Just in time for summer, the new version KNIME 2.10 has been released!
This release marks a new era for KNIME. It features a series of commercial products to incorporate big data strategies into the company analytics, enhance personal productivity, protect partners’ intellectual properties, and fit all collaboration and enterprise needs, from simple to challenging requests from both small-size companies and major multinational enterprises.
However, in this blog, I want to focus on the new features and the improvements introduced in the open source KNIME Analytics Platform version 2.10, now available for free.
One prominent set of changes involves the Database category.
Remember the Database Connector node? It used to establish a connection to a database and to select a table from the same database through a user defined SQL query. The SQL query could then be further perfected using other database nodes or inside the node SQL editor itself.
These two tasks, i.e. establishing the database connection and selecting the table to work on through an SQL query, have been separated and have now their dedicated nodes. A Database Connector node establishes the connection to a database, while an SQL creator node defines the SQL query to at least select the table to work on and maybe more.
Separating connection and table selection allows a much easier and more transparent use of multiple databases at the same time and to increase the portability of workflows relying on database operations. For example, it is possible to prototype the database access on a local SQLite database and then to move into production the same workflow to access a Hadoop database with just a single node change: the initial database connector node.
A generic Database JDBC Connector node can be used to establish the database connection. As before, the JDBC drivers of the most common and most recent database versions are pre-loaded in KNIME and available in this node’s configuration window. However, we have also added dedicated nodes connect to specific databases, like MySQL, PostgreSQL, and SQLite.
Once the connection to a database is available, operations within the database can be modeled as part of the KNIME workflow as well. To get started with added nodes allowing to sort, group and join tables (in addition to a generic SQL query node) and many more will come in future versions of KNIME.
You can, of course, use all of this with Hive, Impala or another Hadoop based database using the generic JDBC Connector node. However, our Cloudera certified, commercial big data connectors come with a dedicated HIVE Connector node which brings along all required libraries.

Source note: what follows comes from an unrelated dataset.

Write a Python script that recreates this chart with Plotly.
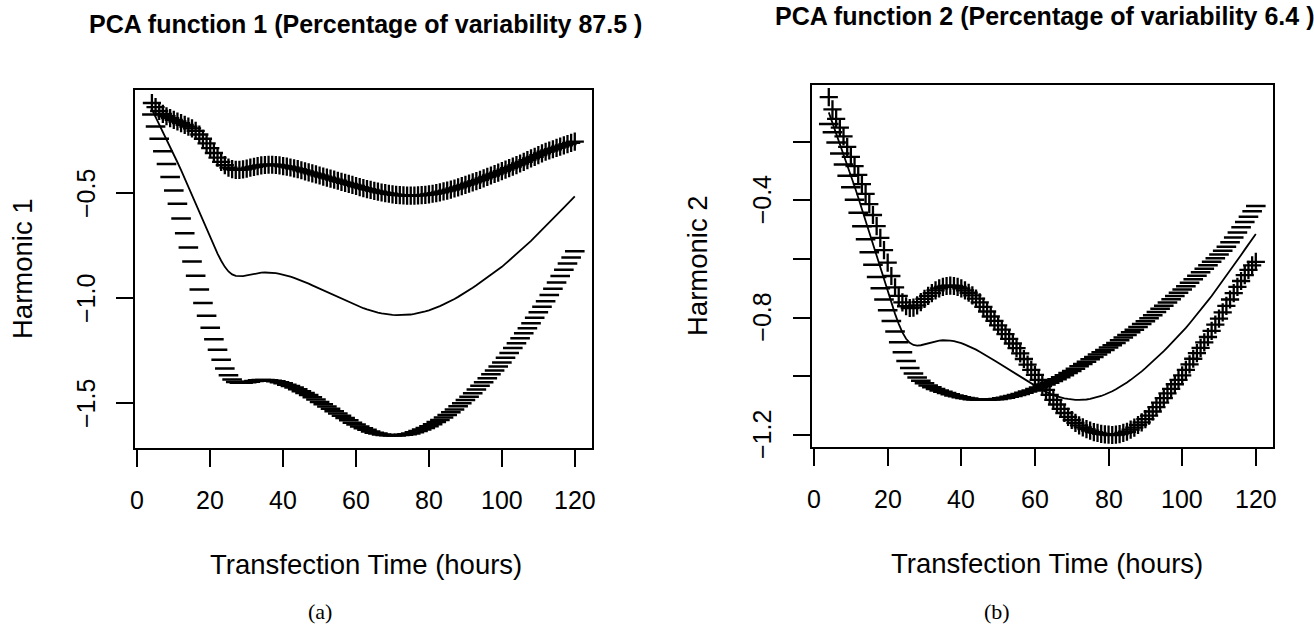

Another big innovation consists of the introduction of a number of distances, as new nodes and as new features in existing distance based nodes. In particular, there are 7 new nodes for calculating distance matrices using numerical, string, byte and bit vector distances, to name but a few.
Noteworthy is also the new Intro page, which welcomes you when you open KNIME and is your base from where you can move directly to useful information (learning hub, example workflows...) or trigger the most common actions (create new workflow, open recent workflows, install extensions). This page also replaces the previous pop up window containing tips&tricks and news.
In the Data Manipulation category, I would like to signal 2 new nodes: the Date/Time Shift node and the Moving Aggregation node. The first one shifts DateTime values, fixed or from a data column, of a pre-defined time, be it days, minutes, hours, or even years. The second node is an extension of the moving average node and performs aggregation on a moving window. A “Cumulative computation” flag uses the entire data set as a window and therefore calculates cumulative aggregations, such as cumulative sum for example.
Finally I would like to point out the upgrade of all PMML generated models to PMML 4.2 and the new XML to PMML node.
The introduced changes move mainly in the direction of simplifying database operability, quantifying differences by using appropriate distance measures, and jump starting your KNIMEing with the new Intro page!